Referring to FIG. 3, the smoothness metric considers the deviation of the center 40 of the golf ball 14 from a plane 42, which is parallel to the putting green, or other surface 12, upon which the golf ball 14 is rolling. Typically, a putting green may have a surface that includes multiple different slopes, which may vary in X, Y, and Z dimensions. In the illustrated example, the ball 14 may roll in the X-direction as indicated by arrow 300. As the golf ball 14 rolls, the elevation of the center 40 of the golf ball 14 may change, as depicted by the golf ball 14′ and its center 40′ (shown in phantom). The changing elevation of the ball in the Z-direction may be reflected in a changing acceleration in the Z-direction (Δα_z) as measured by the accelerometers 24. The frequency of the variation may be processed to determine whether the variation is due to changing elevation of an otherwise smooth surface or an imperfection that caused the golf ball 14 to bounce. Further, the center 40′ may deviate from the initial plane 42, resulting in a relative deviation along the Z-axis (ΔZ). As the golf ball 14 moves across the surface of the putting green 12, the elevation of the golf ball 14 along the Z-axis and the acceleration of the golf ball 14 in the Z-direction may vary. Further, the slope may vary in the X and Y axes as well, causing both the roll pattern and the trajectory of the golf ball 14 to vary along the roll path.

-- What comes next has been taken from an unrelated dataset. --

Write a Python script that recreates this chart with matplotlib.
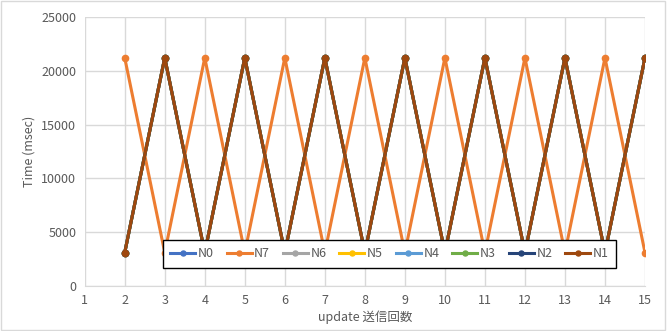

Referring to FIG. 4A, the plane deviation metric considers the deviation of the center 40 of the golf ball 14 from an initial plane 44 extending through the center of the golf ball 14 at an angle that is perpendicular to the putting green 12 upon which the golf ball 14 is rolling and extending in a direction of an initial trajectory of the golf ball 14. Since the putting green 12 may include various slopes, the plane 44 may therefore change relative to gravity to maintain its perpendicular relationship with the surface of the putting green 12.

In the illustrated example of FIG. 4B, the golf ball 14 is rolling in a direction extending into the drawing (along the X-axis). The accelerometers 24 may be at a tilt angle (θ) relative to gravity. Further, the golf ball 14 may be advanced along a slope that may tilt to the right (for example), and which may cause the golf ball 14 to deviate from its initial path 402 and to travel along the path 404. The slope may be determined based on the measured acceleration in the X and Y dimensions. In general, slopes may be determined from the lower frequency (i.e., roll frequency) changes in the measured acceleration, while bumps and imperfections may be detected as high frequency anomalies.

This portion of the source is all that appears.